Great Plains shake-up
Earthquakes are no longer just a natural hazard. For the first time, the U.S. Geological Survey included human-made earthquakes from activities such as wastewater injection in its annual hazard forecast, Thomas Sumner reported in “Quake risk high in parts of central United States” (SN: 4/30/16, p. 20).
Online reader Pro-Marx wondered if more frequent small, human-made earthquakes could relieve built up stress and prevent the occassional massive quake.
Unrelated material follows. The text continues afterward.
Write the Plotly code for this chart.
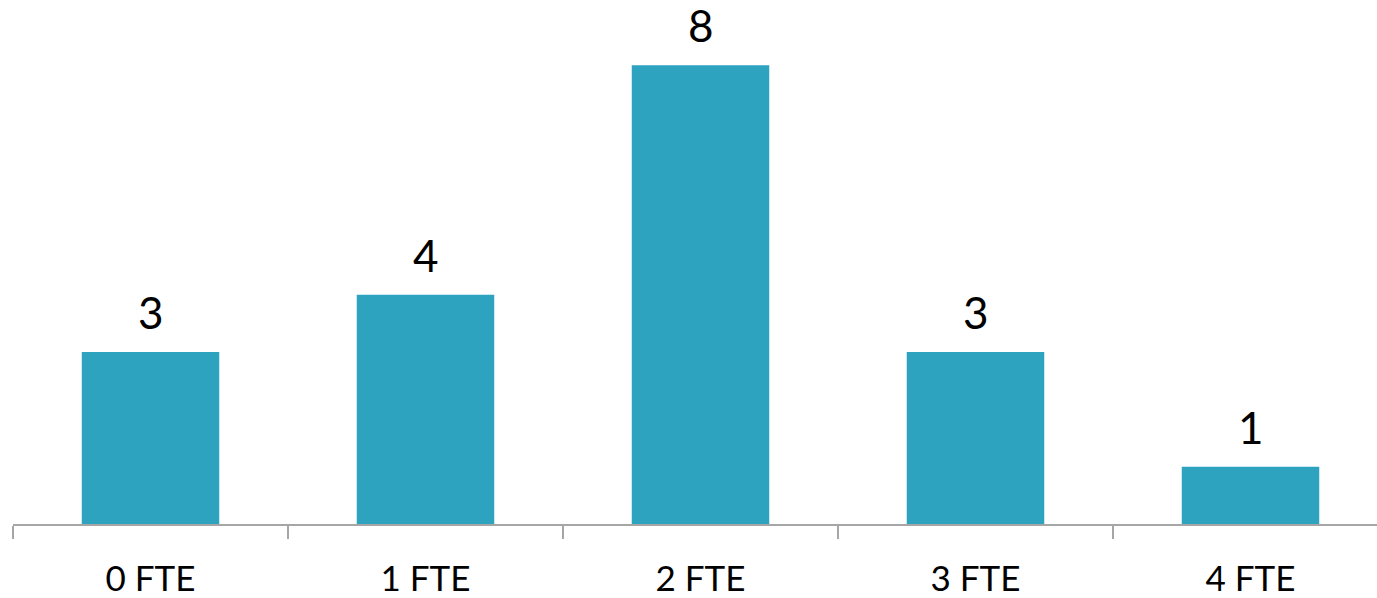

Smaller earthquakes can relieve stress on a fault but not enough to reduce the intensity of big quakes, Sumner says. As earthquakes’ magnitudes increase, the energies they release rise drastically. A magnitude 6 earthquake, for instance, releases nearly 32 times as much energy as a magnitude 5 quake and about 32,000 times as much energy as a magnitude 3 earthquake, according to the USGS. Scientists do not consider triggering artificial quakes a good prevention strategy. “Accumulating all of those smaller quakes would be a tall task, especially when you run the risk of accidentally triggering a damaging quake,” Sumner says.
Europe’s spookily pale and blind cave salamanders, called olms, include a dark form with what look like functional eyes, Susan Milius reported in “What’s odd about a dark, big-eyed salamander” (SN: 4/30/16, p. 4).
Online reader John Turner wondered why dark olms evolved those traits. “Maybe every few generations, every few tries, a pigmented and sighted salamander makes it across open ground from one cave system to another cave system to spread the species,” he wrote. “That would be the reward for keeping a few black sheep in the family, no?”
The evolution of dark skin and vision likely resulted from olms spending more time in shallow caves where it’s lighter, says olm researcher Stanley Sessions of Hartwick College in Oneonta, N.Y. Their evolution, of course, “does not have a ‘purpose’ such as allowing [olms] to migrate over the surface,” he says. Although spring floods occasionally wash both dark and light olms aboveground, “they are all thoroughly aquatic with delicate gills, and die very quickly if they are exposed to air for long,” he says.